While it is known that losing a spouse increases mortality risk, the findings underscore the importance of demographics on this risk. "It was interesting to find that losing your spouse and the risk of dying strongly depend on whether you are a male or a female, and also on the age you experience the loss,” says Katsiferis.

The consequences of spousal loss on health and mortality, and that men often fare more poorly than women, are fairly well-established, Dawn Carr, PhD, professor of sociology and director of the Claude Pepper Center at Florida State University, tells

What’s different about this research, says Carr, is that it shows there’s a much larger excess mortality risk in the earlier ages than what one would expect. "Younger males are the most frail and have limited recovery potential," says Katsiferis.

It's also known that spousal loss is much more common among women, says Carr, who was not involved with this study. "They were able to observe this unusually high mortality risk for men relative to women, so even though (spousal loss) is less common among men, the consequences seem to be greater," says Carr.

The study did not look at the causes of mortality among those who lost a spouse, says Katsiferis, but this is an ongoing area of research.

Why does mortality risk increase after losing a spouse?

While it is unclear exactly why some spouses' deaths occur in succession, possible explanations have ranged from spiritual to a biological rush of stress hormones, which can lead to cardiac events, previously reported.

Another major factor that impacts many people who lose a spouse is the transition to living alone and dealing with loneliness or isolation, says Carr.

The differences in morality risk after bereavement among the various age groups may also be attributed to the fact that spousal loss and death in general becomes more inevitable as we age.

“This persistently higher mortality risk exhibited by the youngest males could be attributed to the fact that losing your spouse at a (relatively) young age is more of a shock, and there is no time to prepare," Katsiferis explains.

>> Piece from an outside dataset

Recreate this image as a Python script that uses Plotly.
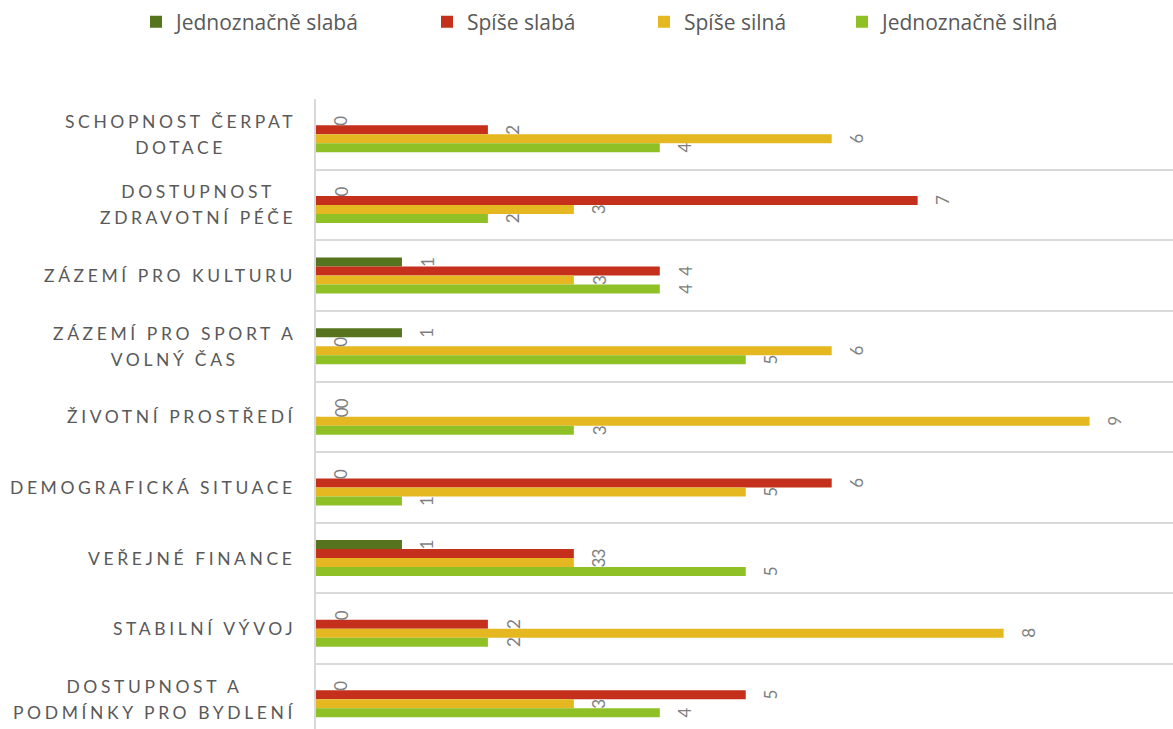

By contrast, in the older age groups, there may be more anticipatory grief, he says.

Why are men more likely to die after losing a spouse than women?

It's just speculation, but the experts pointed to social factors that may explain the differences in mortality risk between bereaved men and women.

"Men, especially older cohorts of men, tend to have poorer social networks on average than do older women," says Carr. Not only is it more common for women to be widowed, she adds, women live longer than men, on average.

"They've often cultivated strong social networks with other people, especially other women, before they experience these losses," says Carr, adding that research has shown that older men tend to rely more heavily on their spouses for their social needs to be met.

Katsiferis says that this could also be attributed to the fact that women are more often the caregivers. "If your life is dependent on your spouse taking care of you ... when that person is out of your life, you collapse," he adds.

"Men might also be less inclined to show vulnerability and express their need for mental health support after they suffer bereavement," says Katsiferis, adding that the suppression of emotions could translate to a worsening of their health.

But "the truth is that is almost impossible to explain the direct effect of spousal loss on mortality risk," says Katsiferis, and that there are many social, cultural and religious factors.

“Widowhood ... of course impacts your emotional state but the reaction to loss is also physical, and that enhances the need to further research it,” he adds.